Electrochemical platforms were developed based on pencil graphite electrodes (PGEs) modified with electrochemically deposited graphene (EG) sheets and Nafion-graphene (NG) nanocomposites in conjunction with an in situ plated bismuth-film (EG-PG-BiE and NG-PG-BiE). The EG- and NG-PG-BiEs were used as sensing platforms for determining Zn2+, Cd2+ and Pb2+ by square wave anodic stripping voltammetry (SWASV). EG sheets were deposited onto pencil graphite electrodes by cyclic voltammetric reduction from a graphene oxide (GO) solution, while a dip coating method was used to prepare the NG-PG-BiE. The GO and graphene, with flake thicknesses of 1.78 (2 sheets) and 2.10 nm (5 sheets) respectively, was characterized using FT-IR, HR-SEM, HR-TEM, AFM, XRD and Raman spectroscopy.

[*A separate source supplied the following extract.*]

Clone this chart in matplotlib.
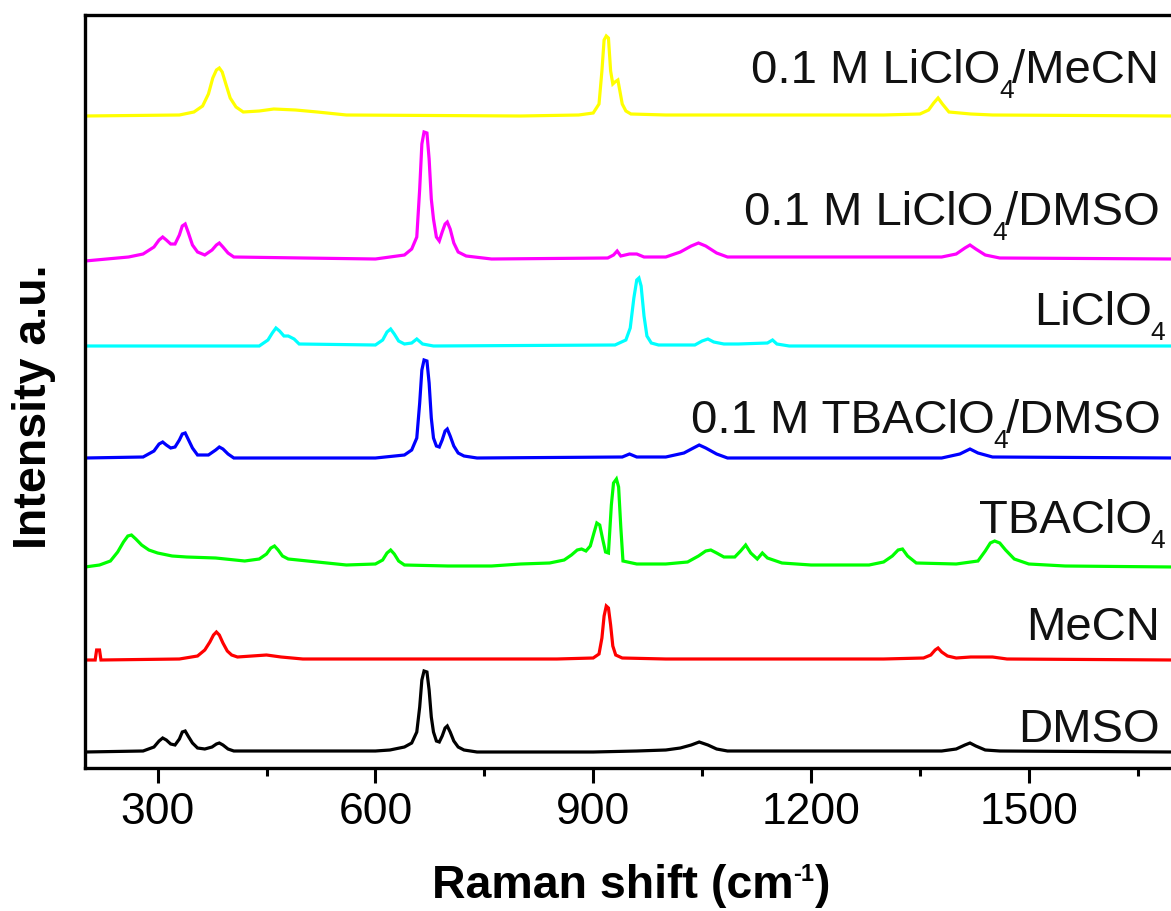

Parameters influencing the electroanalytical response of the EG-PG-BiE and NG-PG-BiE such as, bismuth ion concentration, deposition potential, deposition time and rotation speed were investigated and optimized. The EG-PG-BiE gave well-defined, reproducible peaks with detection limits of 0.19 μg L-1, 0.09 μg L-1 and 0.12 μg L-1 for Zn2+, Cd2+ and Pb2+ respectively, at a deposition time of 120 seconds. The NG-PG-BiE showed similar detection limits of 0.167 μg L-1, 0.098 μg L-1 and 0.125 μg L-1 for Zn2+, Cd2+ and Pb2+ respectively. For real sample analysis, the enhanced voltammetric sensor proved to be suitable for the detection and quantitation of heavy metals below the US EPA prescribed drinking water standards of 5 mg L-1, 5 μg L-1 and 15 μg L-1 for Zn2+, Cd2+ and Pb2+ respectively.